September 5, 2018
MANILA— A committed effort from agencies in the agriculture sector to boost output and introduce policy reform is needed to bring down prices of agricultural products, the National Economic and Development Authority said.
The Philippine Statistics Authority (PSA) reported that overall price levels spiked by 6.4 percent year-on-year in August 2018, a pace significantly faster than July’s 5.7 percent and the 2.6 percent in August 2017.
“The government, particularly the Department of Agriculture, must act quickly and fervently with a sound judgment to ease the increasing prices of agricultural commodities which are the main drivers of inflation,” Socioeconomic Planning Secretary Ernesto M. Pernia said.

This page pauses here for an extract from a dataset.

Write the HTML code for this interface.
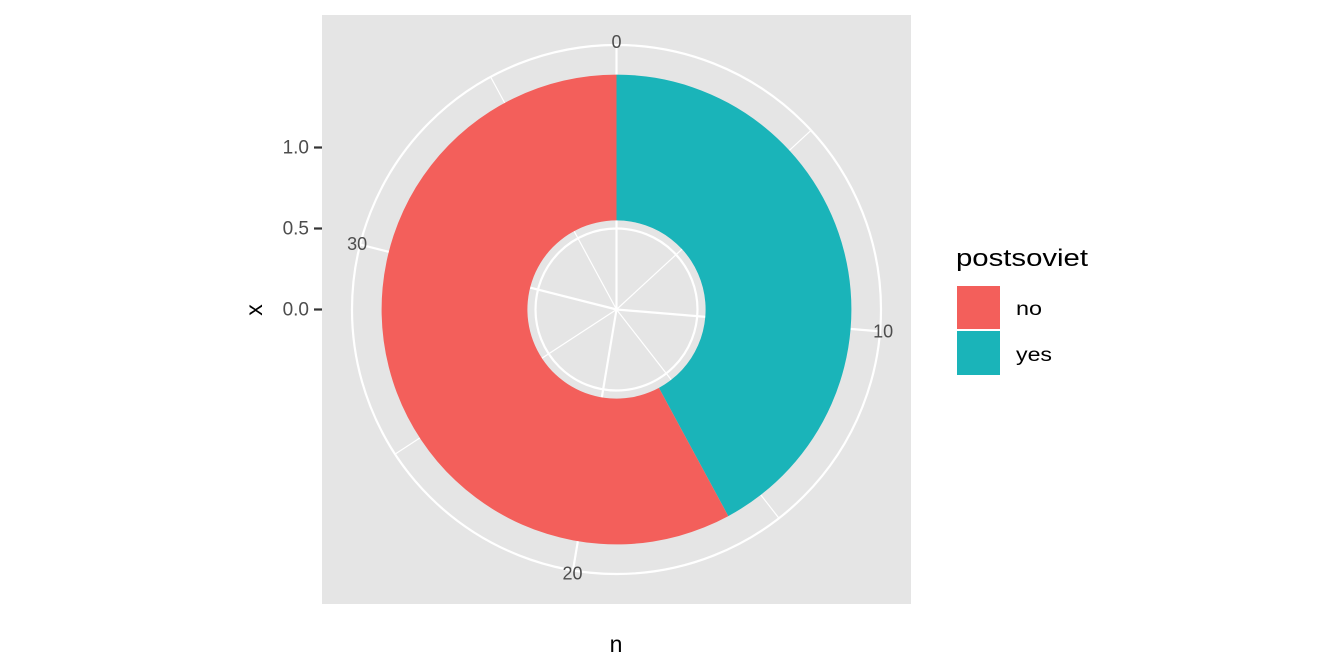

Price adjustments on food and non-alcoholic beverages jumped to 8.5 percent from its 2.9 percent inflation from a year ago. The August food inflation is also higher than the 7.1 percent in July 2018.
Non-food inflation rate was at 4.1 percent, slightly decelerating from the preceding month’s 4.2 percent, but was almost twice the rate during the same month last year at 2.3 percent.
The marginal deceleration in the price indices of housing, water, electricity, gas, and other fuels; and communication, as well as the drop in the price index of education, partially offset the increase in headline inflation.
“While the government’s economic team expected inflation to peak in the third quarter before tapering off towards the latter part of the year, inflation in August is largely beyond the median market forecast. That is why we remain steadfast in putting forward measures that will address prices, especially for food,” Pernia said.
Damage to agriculture brought about by southwest monsoon and Typhoon Karding in Ilocos, Cagayan, and Cordillera regions amounted to Php33.5 million, thus taking a toll on the prices of agricultural commodities.
“The rehabilitation of the disaster-stricken agriculture areas must be highly prioritized,” Pernia said.
On rice production, palay production growth slowed down to 1.68 percent from 12.06 percent during the first half of 2017.
Also, the country’s total rice stocks inventory further declined to 1.9 million metric tons (MT) as of August 10, 2018. This was around 15 percent lower than the levels in the previous month.
“The NFA should fast-track the distribution of remaining inventories, alongside the completion of the government’s 250 thousand MT rice imports from Thailand and Vietnam in the last week of August to build its rice inventory, a necessary step to temper inflation,” Pernia said.
He also cited the weak performance of the fisheries sector with output of fisheries and other crops falling by 2.14 percent and 0.44 percent in the first half of 2018. This was mainly caused by reduced trips of fishermen, fish kill, and destruction of fish cages, aside from weather disturbances.
“A comprehensive and strategic trade policy in place is more important now than ever. Importation of agricultural products to boost supply at the domestic level must be coordinated and harmonized with the local stock inventory and production,” Pernia said.
He reiterated the passage of the amendments to Republic Act 8178 or the Agricultural Tariffication Act, which is a crucial step in reforming the agriculture sector over the medium and long term.
This proposed bill, once signed into law and fully implemented, is expected to help bring down the prices of rice and provide farmers better access to farming technologies and high-yielding variety crops.
In the fisheries sector, Pernia said good quality fingerlings in the aquaculture should be utilized, especially for milkfish (bangus) following reports of high mortality rates of fingerlings. This should be coupled with tighter monitoring of the closed fishing season in the Visayas to allow fish to spawn and replenish its population.
He added there is also a need to review, and possibly amend, the Fisheries Code and other policies governing the sector.